+++ DATASET EXCERPT

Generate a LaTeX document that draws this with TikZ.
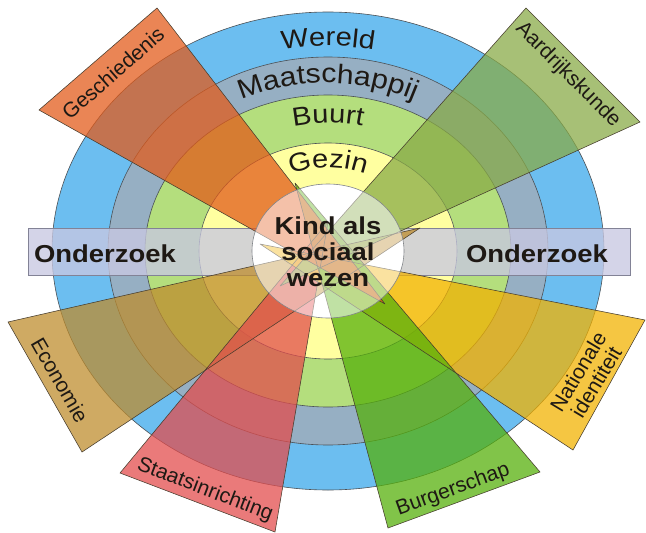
\documentclass[tikz,border=0pt]{standalone}
\usepackage{fontspec}
\setmainfont{Liberation Sans}
\newfontfamily\widefont{Liberation Sans}[FakeStretch=1.12]
\usetikzlibrary{decorations.text}

\definecolor{cWereld}{RGB}{108,190,240}
\definecolor{cMaat}{RGB}{150,175,195}
\definecolor{cBuurt}{RGB}{180,222,125}
\definecolor{cGezin}{RGB}{255,255,160}
\definecolor{cRing}{RGB}{75,80,85}
\definecolor{cBar}{RGB}{200,200,226}
\definecolor{cBarEdge}{RGB}{130,130,150}
\definecolor{cGes}{RGB}{226,90,25}
\definecolor{cAar}{RGB}{136,170,70}
\definecolor{cEco}{RGB}{190,140,45}
\definecolor{cSta}{RGB}{226,76,76}
\definecolor{cBur}{RGB}{85,176,10}
\definecolor{cNat}{RGB}{242,178,0}
\definecolor{cEdge}{RGB}{70,60,45}
\definecolor{cTxt}{RGB}{30,25,20}

\begin{document}
\begin{tikzpicture}[x=1pt,y=-1pt,
  ring/.style={draw=cRing, line width=0.6pt},
  wedgefill/.style={fill=#1, fill opacity=0.74},
  wedgeline/.style={draw=cEdge, line width=0.55pt, line join=round},
  wlabel/.style={text=cTxt, font=\fontsize{21}{22}\selectfont, inner sep=0pt},
  clabel/.style={text=cTxt, font=\widefont\bfseries\fontsize{24.5}{26}\selectfont, inner sep=0pt, anchor=base},
  bar/.style={fill=cBar, fill opacity=0.78, draw=cBarEdge, line width=0.6pt, inner sep=0pt}
]
\useasboundingbox (0,0) rectangle (646,533);

% rings
\draw[ring, fill=cWereld] (328,251) ellipse [x radius=276, y radius=239];
\draw[ring, fill=cMaat] (328,251) ellipse [x radius=220, y radius=194];
\draw[ring, fill=cBuurt] (328,251) ellipse [x radius=183, y radius=156];
\draw[ring, fill=cGezin] (328,251) ellipse [x radius=129, y radius=108];

% Onderzoek bar
\node[bar, minimum width=602, minimum height=47] (bar) at (329,251.5) {};

% inner white circle
\fill[white] (328,251) ellipse [x radius=76, y radius=67];

% wedge corners
\coordinate (g0) at (385,304); \coordinate (g1) at (39,110);  \coordinate (g2) at (157,8);
\coordinate (a0) at (280,286); \coordinate (a1) at (526,8);   \coordinate (a2) at (640,122);
\coordinate (e0) at (420,228); \coordinate (e1) at (8,322);   \coordinate (e2) at (82,452);
\coordinate (s0) at (328,222); \coordinate (s1) at (120,473); \coordinate (s2) at (275,532);
\coordinate (b0) at (295,183); \coordinate (b1) at (388,528); \coordinate (b2) at (540,472);
\coordinate (n0) at (260,244); \coordinate (n1) at (645,320); \coordinate (n2) at (573,450);

% wedge fills
\fill[wedgefill=cEco] (e0) -- (e1) -- (e2) -- cycle;
\fill[wedgefill=cSta] (s0) -- (s1) -- (s2) -- cycle;
\fill[wedgefill=cNat] (n0) -- (n1) -- (n2) -- cycle;
\fill[wedgefill=cBur] (b0) -- (b1) -- (b2) -- cycle;
\fill[wedgefill=cAar] (a0) -- (a1) -- (a2) -- cycle;
\fill[wedgefill=cGes] (g0) -- (g1) -- (g2) -- cycle;

% wedge outlines
\draw[wedgeline] (e0) -- (e1) -- (e2) -- cycle;
\draw[wedgeline] (s0) -- (s1) -- (s2) -- cycle;
\draw[wedgeline] (n0) -- (n1) -- (n2) -- cycle;
\draw[wedgeline] (b0) -- (b1) -- (b2) -- cycle;
\draw[wedgeline] (a0) -- (a1) -- (a2) -- cycle;
\draw[wedgeline] (g0) -- (g1) -- (g2) -- cycle;

% fade inside centre
\fill[white, fill opacity=0.5] (328,251) ellipse [x radius=76, y radius=67];
\draw[ring, draw=cRing!70] (328,251) ellipse [x radius=76, y radius=67];

% ring texts
\path[decorate, decoration={text along path, text align=center,
  text={|\widefont\fontsize{26}{26}\selectfont\color{cTxt}|Wereld}}]
  (328,251) ++(225:234 and 205) arc[start angle=225, end angle=315, x radius=234, y radius=205];
\path[decorate, decoration={text along path, text align=center,
  text={|\widefont\fontsize{27}{27}\selectfont\color{cTxt}|Maatschappij}}]
  (328,251) ++(225:196 and 168) arc[start angle=225, end angle=315, x radius=196, y radius=168];
\path[decorate, decoration={text along path, text align=center,
  text={|\widefont\fontsize{26}{26}\selectfont\color{cTxt}|Buurt}}]
  (328,251) ++(225:150 and 128) arc[start angle=225, end angle=315, x radius=150, y radius=128];
\path[decorate, decoration={text along path, text align=center,
  text={|\widefont\fontsize{26}{26}\selectfont\color{cTxt}|Gezin}}]
  (328,251) ++(225:97 and 83) arc[start angle=225, end angle=315, x radius=97, y radius=83];

% Onderzoek labels
\node[clabel] (ol) at (105,262) {Onderzoek};
\node[clabel] (or) at (537,262) {Onderzoek};

% centre text
\node[clabel] (k1) at (328,234) {Kind als};
\node[clabel] (k2) at (328,260) {sociaal};
\node[clabel] (k3) at (328,286) {wezen};

% wedge labels
\node[wlabel, rotate=41]  (tg) at (113,73)  {Geschiedenis};
\node[wlabel, rotate=-45] (ta) at (568,75)  {Aardrijkskunde};
\node[wlabel, rotate=-60] (te) at (60,380)  {Economie};
\node[wlabel, rotate=-21] (ts) at (205,490) {Staatsinrichting};
\node[wlabel, rotate=20]  (tb) at (453,490) {Burgerschap};
\node[wlabel, rotate=59, align=center, font=\fontsize{21}{21}\selectfont] (tn) at (587,377) {Nationale\\identiteit};
\end{tikzpicture}
\end{document}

++++++

§ SHORT TASK:
Repeat the full listing above exactly, with no pictures in the copy.

§ TASK OUTPUT:
Generate a LaTeX document that draws this with TikZ.
\documentclass[tikz,border=0pt]{standalone}
\usepackage{fontspec}
\setmainfont{Liberation Sans}
\newfontfamily\widefont{Liberation Sans}[FakeStretch=1.12]
\usetikzlibrary{decorations.text}

\definecolor{cWereld}{RGB}{108,190,240}
\definecolor{cMaat}{RGB}{150,175,195}
\definecolor{cBuurt}{RGB}{180,222,125}
\definecolor{cGezin}{RGB}{255,255,160}
\definecolor{cRing}{RGB}{75,80,85}
\definecolor{cBar}{RGB}{200,200,226}
\definecolor{cBarEdge}{RGB}{130,130,150}
\definecolor{cGes}{RGB}{226,90,25}
\definecolor{cAar}{RGB}{136,170,70}
\definecolor{cEco}{RGB}{190,140,45}
\definecolor{cSta}{RGB}{226,76,76}
\definecolor{cBur}{RGB}{85,176,10}
\definecolor{cNat}{RGB}{242,178,0}
\definecolor{cEdge}{RGB}{70,60,45}
\definecolor{cTxt}{RGB}{30,25,20}

\begin{document}
\begin{tikzpicture}[x=1pt,y=-1pt,
  ring/.style={draw=cRing, line width=0.6pt},
  wedgefill/.style={fill=#1, fill opacity=0.74},
  wedgeline/.style={draw=cEdge, line width=0.55pt, line join=round},
  wlabel/.style={text=cTxt, font=\fontsize{21}{22}\selectfont, inner sep=0pt},
  clabel/.style={text=cTxt, font=\widefont\bfseries\fontsize{24.5}{26}\selectfont, inner sep=0pt, anchor=base},
  bar/.style={fill=cBar, fill opacity=0.78, draw=cBarEdge, line width=0.6pt, inner sep=0pt}
]
\useasboundingbox (0,0) rectangle (646,533);

% rings
\draw[ring, fill=cWereld] (328,251) ellipse [x radius=276, y radius=239];
\draw[ring, fill=cMaat] (328,251) ellipse [x radius=220, y radius=194];
\draw[ring, fill=cBuurt] (328,251) ellipse [x radius=183, y radius=156];
\draw[ring, fill=cGezin] (328,251) ellipse [x radius=129, y radius=108];

% Onderzoek bar
\node[bar, minimum width=602, minimum height=47] (bar) at (329,251.5) {};

% inner white circle
\fill[white] (328,251) ellipse [x radius=76, y radius=67];

% wedge corners
\coordinate (g0) at (385,304); \coordinate (g1) at (39,110);  \coordinate (g2) at (157,8);
\coordinate (a0) at (280,286); \coordinate (a1) at (526,8);   \coordinate (a2) at (640,122);
\coordinate (e0) at (420,228); \coordinate (e1) at (8,322);   \coordinate (e2) at (82,452);
\coordinate (s0) at (328,222); \coordinate (s1) at (120,473); \coordinate (s2) at (275,532);
\coordinate (b0) at (295,183); \coordinate (b1) at (388,528); \coordinate (b2) at (540,472);
\coordinate (n0) at (260,244); \coordinate (n1) at (645,320); \coordinate (n2) at (573,450);

% wedge fills
\fill[wedgefill=cEco] (e0) -- (e1) -- (e2) -- cycle;
\fill[wedgefill=cSta] (s0) -- (s1) -- (s2) -- cycle;
\fill[wedgefill=cNat] (n0) -- (n1) -- (n2) -- cycle;
\fill[wedgefill=cBur] (b0) -- (b1) -- (b2) -- cycle;
\fill[wedgefill=cAar] (a0) -- (a1) -- (a2) -- cycle;
\fill[wedgefill=cGes] (g0) -- (g1) -- (g2) -- cycle;

% wedge outlines
\draw[wedgeline] (e0) -- (e1) -- (e2) -- cycle;
\draw[wedgeline] (s0) -- (s1) -- (s2) -- cycle;
\draw[wedgeline] (n0) -- (n1) -- (n2) -- cycle;
\draw[wedgeline] (b0) -- (b1) -- (b2) -- cycle;
\draw[wedgeline] (a0) -- (a1) -- (a2) -- cycle;
\draw[wedgeline] (g0) -- (g1) -- (g2) -- cycle;

% fade inside centre
\fill[white, fill opacity=0.5] (328,251) ellipse [x radius=76, y radius=67];
\draw[ring, draw=cRing!70] (328,251) ellipse [x radius=76, y radius=67];

% ring texts
\path[decorate, decoration={text along path, text align=center,
  text={|\widefont\fontsize{26}{26}\selectfont\color{cTxt}|Wereld}}]
  (328,251) ++(225:234 and 205) arc[start angle=225, end angle=315, x radius=234, y radius=205];
\path[decorate, decoration={text along path, text align=center,
  text={|\widefont\fontsize{27}{27}\selectfont\color{cTxt}|Maatschappij}}]
  (328,251) ++(225:196 and 168) arc[start angle=225, end angle=315, x radius=196, y radius=168];
\path[decorate, decoration={text along path, text align=center,
  text={|\widefont\fontsize{26}{26}\selectfont\color{cTxt}|Buurt}}]
  (328,251) ++(225:150 and 128) arc[start angle=225, end angle=315, x radius=150, y radius=128];
\path[decorate, decoration={text along path, text align=center,
  text={|\widefont\fontsize{26}{26}\selectfont\color{cTxt}|Gezin}}]
  (328,251) ++(225:97 and 83) arc[start angle=225, end angle=315, x radius=97, y radius=83];

% Onderzoek labels
\node[clabel] (ol) at (105,262) {Onderzoek};
\node[clabel] (or) at (537,262) {Onderzoek};

% centre text
\node[clabel] (k1) at (328,234) {Kind als};
\node[clabel] (k2) at (328,260) {sociaal};
\node[clabel] (k3) at (328,286) {wezen};

% wedge labels
\node[wlabel, rotate=41]  (tg) at (113,73)  {Geschiedenis};
\node[wlabel, rotate=-45] (ta) at (568,75)  {Aardrijkskunde};
\node[wlabel, rotate=-60] (te) at (60,380)  {Economie};
\node[wlabel, rotate=-21] (ts) at (205,490) {Staatsinrichting};
\node[wlabel, rotate=20]  (tb) at (453,490) {Burgerschap};
\node[wlabel, rotate=59, align=center, font=\fontsize{21}{21}\selectfont] (tn) at (587,377) {Nationale\\identiteit};
\end{tikzpicture}
\end{document}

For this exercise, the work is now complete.